A bunch of Dutch carrots are a great go-to for a side of veggies on the Christmas table. Adding a little sweetness and spice adds to the festive spirit. The recipe is for one bunch of Dutch carrots to feed up to four people, but simply adjust the recipe depending on how many mouths are to be fed.

serves 4

1 bunch Dutch carrots

1½ tablespoons honey, warmed

1 tablespoon Hart’s cider and wine vinegar

1 tablespoon extra virgin olive oil

1 teaspoon mixed spice

½ teaspoon ground cinnamon

¼ cup Torello Farm’s carrot top pesto (or other herb pesto)

Pre-heat the oven to 180°C (160°C fan-forced). Have ready a sheet of foil and a sheet of baking paper, both about 40cm long. Place baking paper on top of the foil sheet.

In a small bowl, combine the honey, vinegar, olive oil and spice.

Trim the tops off the carrots, leaving about 2cm. Reserve ½ cup of young fresh leaves.
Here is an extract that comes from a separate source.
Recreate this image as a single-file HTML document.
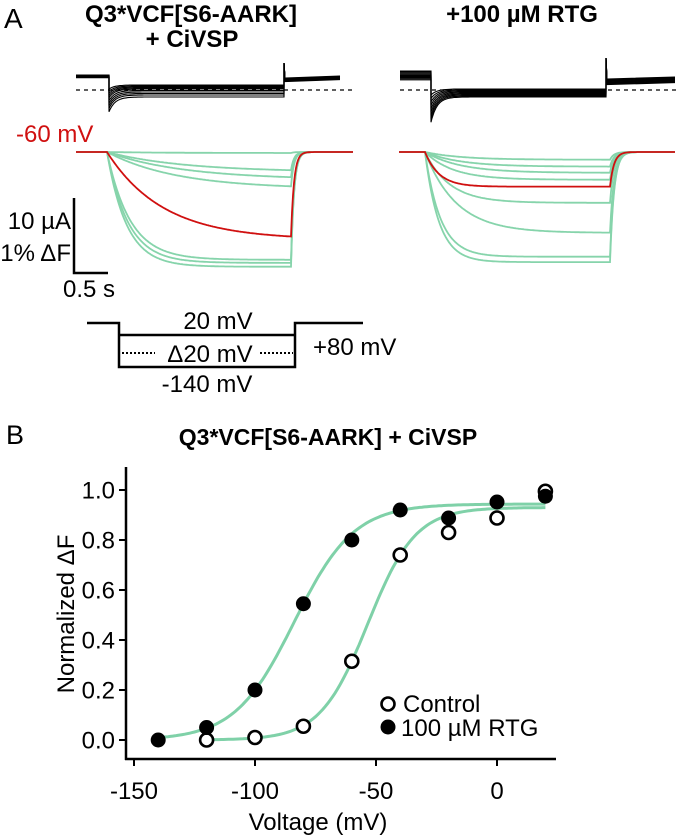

Wash and rinse carrots well. Pile the carrots lengthways on top of the prepared baking paper in the centre. Pour over the oil and honey mixture. Fold over the longer sides of the baking paper and foil to meet along the centre and fold edges to seal. Then twist or fold the ends to seal and completely enclose the carrots. Transfer to a baking tray seam side up. Bake for 20 minutes. Remove from the oven then carefully open the parcel, there’ll be burst of steam escaping. Spread out the carrots over the baking paper. Return to the oven and roast for about 10-15 minutes, until the carrots are cooked through and lightly golden.

Spread the pesto across base of serving plate. Arrange the carrots on top and pour over any remaining cooking juices. Chop the reserved carrot tops and sprinkle over to garnish.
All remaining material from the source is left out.